The Webb County Heritage Foundation will present an online screening of the documentary film, Children of the Inquisition, a film by Peabody Award-winning director, Joseph Lovett, on June 23 and June 24.
The public will be asked to register to receive a link to access the film, which will be available for viewing from 5 p.m. on Tuesday, June 23, until midnight on Wednesday, June 24. The film is presented in English with Spanish subtitles.
The public is also invited to join a panel discussion taking place by Zoom on Wednesday, June 24, at 7 p.m. featuring the film’s director participating from New York and former Laredoan Anna P. Guerra from Houston.
To register and receive a link for both events, please visit the Webb County Heritage Foundation website at www.webbheritage.org. Admission is based on donation levels starting at $1. Deadline to register is 6 p.m. on Wednesday, June 23.
Children of the Inquisition is a reconsideration of history and identity that takes its viewers on a 500-year trek across continents, oceans, and political landscapes when intense religious persecutions forced Jews to convert, flee, and hide in order to survive.
The film follows more “openly Catholic and inwardly Jewish” families from Portugal to Brazil and the Caribbean to the United States and from Spain and Portugal to Mexico to the American Southwest.
It features a diverse international cast in search of what happened to their Jewish Spanish and Portuguese ancestors as they were pressured to convert to Catholicism or flee during the Inquisition.
The film’s revelation of treacherous journeys and conflicting identities leaves audiences to question assumptions about their own family histories and identities. During today’s unprecedented social, ethnic, and racial divisiveness, Children of the Inquisition breaks down barriers between people and re-establishes a shared history.
The Webb County Heritage Foundation acknowledges the generosity of Lawrence Friedman Real Estate Brokerage and Investments and Able City Architecture for making this film available to local audiences.
Director Lovett, a Peabody Award-winning filmmaker, first learned of the Inquisition in 1958 when Rabbi William Braude of Temple Beth El in Providence, Rhode Island gave a sermon “Todos Catolicos – Everyone is Catholic” about Spanish Catholic families who had been converted from Judaism in the years prior to and during the Inquisition.
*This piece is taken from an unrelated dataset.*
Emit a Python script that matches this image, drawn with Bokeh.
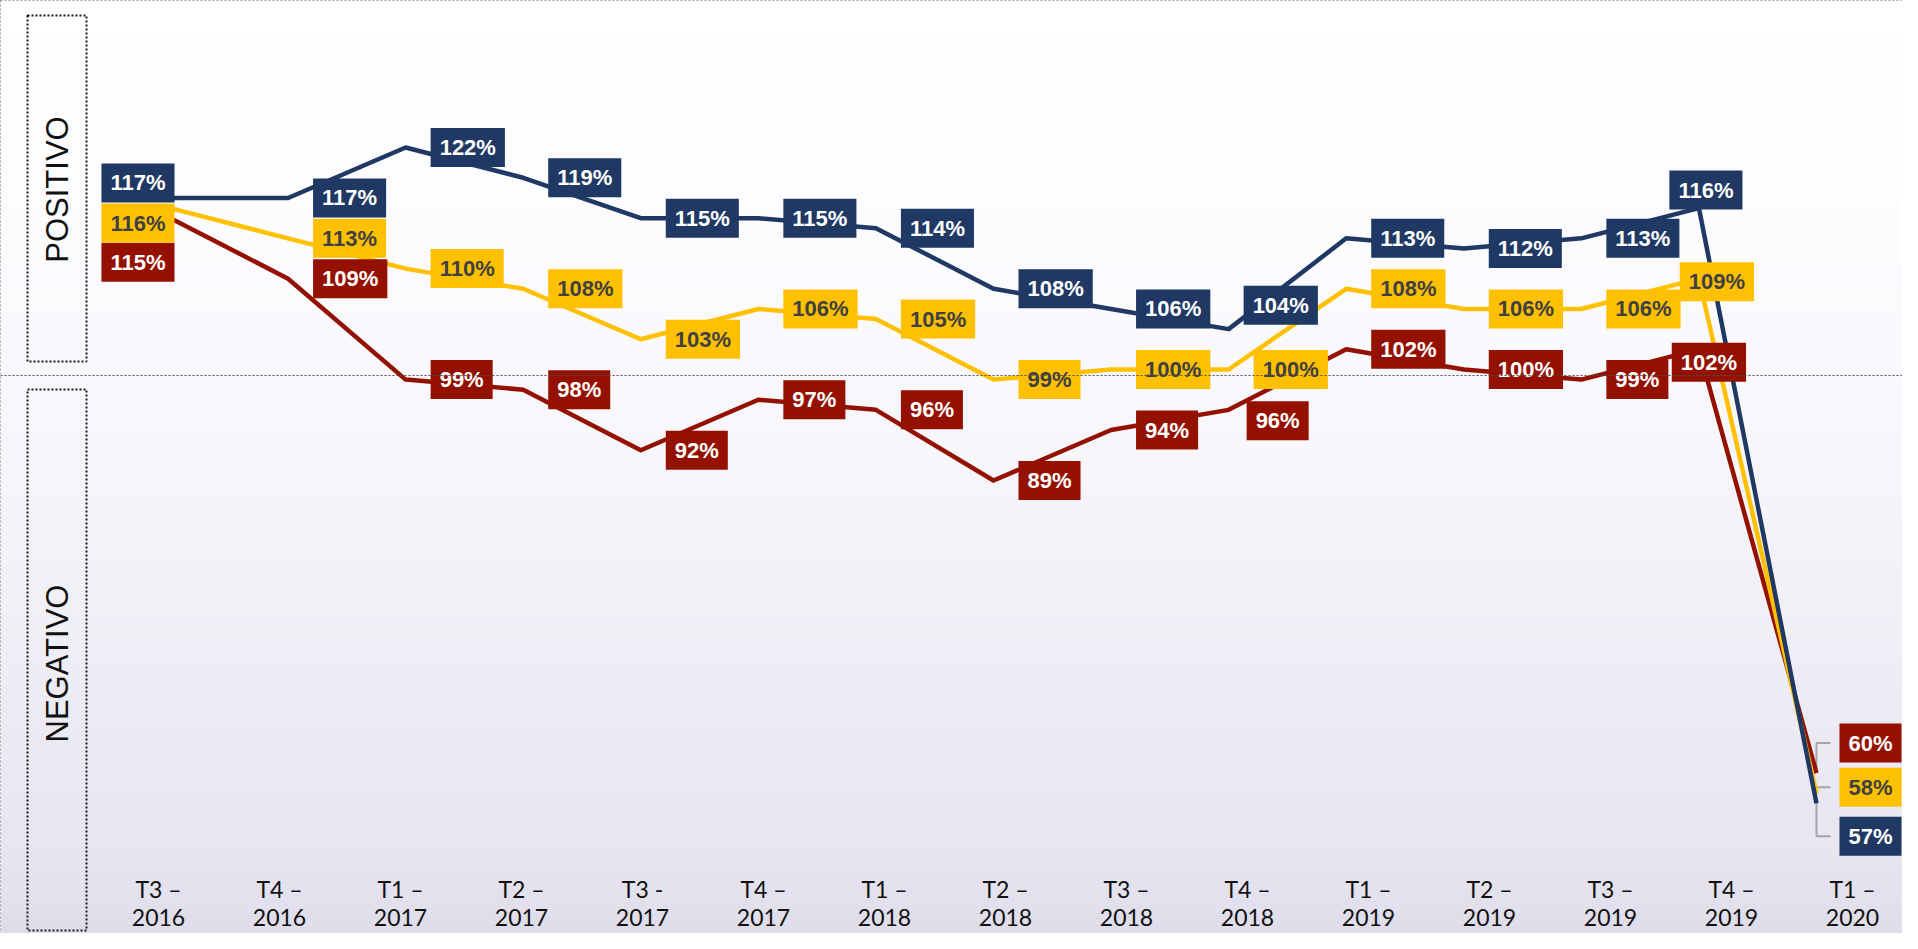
import math
from bokeh.plotting import figure
from bokeh.models import Range1d, Span, ColumnDataSource
from bokeh.core.properties import value
from bokeh.embed import file_html
from bokeh.resources import INLINE

# ---------------- data ----------------
categories = ["T3 – 2016", "T4 – 2016", "T1 – 2017", "T2 – 2017", "T3 - 2017",
              "T4 – 2017", "T1 – 2018", "T2 – 2018", "T3 – 2018", "T4 – 2018",
              "T1 – 2019", "T2 – 2019", "T3 – 2019", "T4 – 2019", "T1 – 2020"]
serie_azul = [117, 117, 122, 119, 115, 115, 114, 108, 106, 104, 113, 112, 113, 116, 57]
serie_amarela = [116, 113, 110, 108, 103, 106, 105, 99, 100, 100, 108, 106, 106, 109, 58]
serie_vermelha = [115, 109, 99, 98, 92, 97, 96, 89, 94, 96, 102, 100, 99, 102, 60]

# ---------------- layout ----------------
W, H = 1902, 933
X0_PX, X_STEP = 170.0, 117.57      # canvas px of first category, px per category
Y100_PX, Y_SCALE = 369.0, 10.09     # canvas px of 100 %, px per percentage point
LAB0_PX, LAB_STEP = 158.0, 121.0    # axis-label text spacing


def fx(px):
    return (px - X0_PX) / X_STEP


def fy(py):
    return 100 - (py - Y100_PX) / Y_SCALE


BLUE, YELLOW, RED = "#1F3864", "#FFC000", "#941100"

p = figure(width=W, height=H, output_backend="svg", toolbar_location=None,
           x_range=Range1d(fx(0), fx(W)), y_range=Range1d(fy(H), fy(0)),
           min_border=0, x_axis_type=None, y_axis_type=None)
p.extra_x_ranges = {"lab": Range1d(-LAB0_PX / LAB_STEP, (W - LAB0_PX) / LAB_STEP)}
p.grid.visible = False
p.background_fill_color = "#f3f2f8"
p.border_fill_color = "#f3f2f8"
p.outline_line_color = "#8a8a8a"
p.outline_line_dash = "2 2"
p.outline_line_width = 1

# background gradient (white top -> lavender-grey bottom)
stops = [(0, (255, 255, 255)), (250, (252, 251, 254)), (450, (247, 246, 251)),
         (650, (239, 238, 246)), (850, (231, 229, 240)), (H, (223, 221, 234))]


def col_at(py):
    for (a, ca), (b, cb) in zip(stops[:-1], stops[1:]):
        if a <= py <= b:
            t = (py - a) / (b - a)
            c = [round(ca[k] + (cb[k] - ca[k]) * t) for k in range(3)]
            return "#%02x%02x%02x" % tuple(c)
    return "#dfdde9"


band = 12
tops, bots, cols = [], [], []
py = 0
while py < H:
    tops.append(fy(py))
    bots.append(fy(min(py + band + 1, H)))
    cols.append(col_at(py + band / 2))
    py += band
p.quad(left=fx(0), right=fx(W), top=tops, bottom=bots, fill_color=cols, line_color=None)

# separator between the positive and negative zones
p.add_layout(Span(location=fy(375), dimension="width", line_color="#4d4d4d",
                  line_dash="2 2", line_width=1))

# POSITIVO / NEGATIVO boxes
p.quad(left=[fx(27), fx(27)], right=[fx(86), fx(86)], top=[fy(15), fy(389)],
       bottom=[fy(361), fy(930)], fill_alpha=0, line_color="#1a1a1a",
       line_dash="2 2", line_width=2)
p.text(x=[fx(57), fx(57)], y=[fy(189), fy(663)], text=["POSITIVO", "NEGATIVO"],
       angle=math.pi / 2, text_align="center", text_baseline="middle",
       text_font=value("Liberation Sans"), text_font_size="31px", text_color="#111111")

# ---------------- series ----------------
series = [("vermelha", serie_vermelha, RED, "white"),
          ("amarela", serie_amarela, YELLOW, "#404040"),
          ("azul", serie_azul, BLUE, "white")]
xs = list(range(len(categories)))

# label placement: default to the right of the point; manual exceptions
exceptions = {
    ("azul", 0): ("right", 4, -15), ("amarela", 0): ("right", 4, 15),
    ("vermelha", 0): ("right", 4, 44),
    ("azul", 9): ("left", 15, -24), ("vermelha", 9): ("left", 18, 11),
    ("azul", 13): ("center", 7, -18), ("amarela", 13): ("center", 18, 3),
    ("vermelha", 13): ("center", 10, 13),
    ("azul", 14): ("left", 23, 33), ("amarela", 14): ("left", 23, -6),
    ("vermelha", 14): ("left", 23, -30),
}

# leader lines for the last point
last = len(categories) - 1
for name, vals, c, tc in series:
    _, dx, dy = exceptions[(name, last)]
    v = vals[last]
    vl = v - dy / Y_SCALE
    p.line(x=[last, last, last + 14 / X_STEP], y=[v, vl, vl], line_color="#a6a6a6",
           line_width=2)

for name, vals, c, tc in series:
    p.line(x=xs, y=vals, line_color=c, line_width=4.5, line_join="round")

for name, vals, c, tc in series:
    al, xo, yo = [], [], []
    for i in xs:
        a, dx, dy = exceptions.get((name, i), ("left", 25, 0))
        al.append(a)
        xo.append(dx)
        yo.append(dy)
    src = ColumnDataSource(dict(x=xs, y=vals, t=[f"{v}%" for v in vals],
                                al=al, xo=xo, yo=yo))
    p.text(x="x", y="y", text="t", source=src, text_align="al", text_baseline="middle",
           x_offset="xo", y_offset="yo", text_font=value("Liberation Sans"),
           text_font_style="bold", text_font_size="22px", text_color=tc,
           background_fill_color=c, padding=(9, 7))

# category labels (two lines)
top_l = [c.rsplit(" ", 1)[0] for c in categories]
bot_l = [c.rsplit(" ", 1)[1] for c in categories]
for lines, py_ in ((top_l, 888), (bot_l, 917)):
    p.text(x=xs, y=[fy(py_)] * len(xs), text=lines, x_range_name="lab",
           text_align="center", text_baseline="middle", text_font=value("Lato"),
           text_font_size="23px", text_color="#111111")

open("out.html", "w").write(file_html(p, INLINE))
Thirteen-year-old Lovett was fascinated that something that happened 500 years ago could still affect people today.
Guerra, a 9th generation Laredoan and a psychotherapist in private practice in Houston, became interested in the Sephardic history of Northern Mexico and South Texas after learning from her father of her Jewish great grandmother, Benigna Martinez Montemayor, who moved to Laredo from the Monterrey area in the 1880s. “She was a milliner who had a shop on Iturbide Street and was married to José María Montemayor,” Guerra said. “Though Benigna had been baptized in the Catholic Church, she declared herself Jewish, and in Laredo belonged to a group that studied Judaism. More than once I had heard among my aunts the refrain, ‘We were Jewish.’ I had always gravitated to Judaism as though through a subliminal transmission. I felt the pull to know more about its people and rituals. The more I read and researched, the more I began to understand the complexities of our family history,” she said.
Guerra said the original colonizers of the northern reaches of New Spain, including Nuevo Santander, were from the province of El Nuevo Reino de Leon (later Nuevo Leon), which was established in the late 1500s by the Portuguese Luis de Carvajal and other conversos, ethnic Jews who had converted to Catholicism under duress of the Inquisition.
Guerra said that in rural areas across northern Mexico and the borderlands vestiges of Jewish rituals and tradition persist, such as the lighting of candles on Friday nights, sweeping toward the center of the room, and draining blood from slaughtered animals.
Her quest to understand her Sephardic history prompted studies in Judaism and Hebrew at Congregation Beth Yeshurun in Houston. She converted in 2018.
Guerra is a frequent lecturer and workshop presenter in topics related to psychological functioning, relationships, and the role of art and imagination in mental health.
She is a regular instructor at the Jung Center of Houston where many of her lectures are available online, including a lecture about the often-untold story of the Sephardic history of Northern Mexico and South Texas.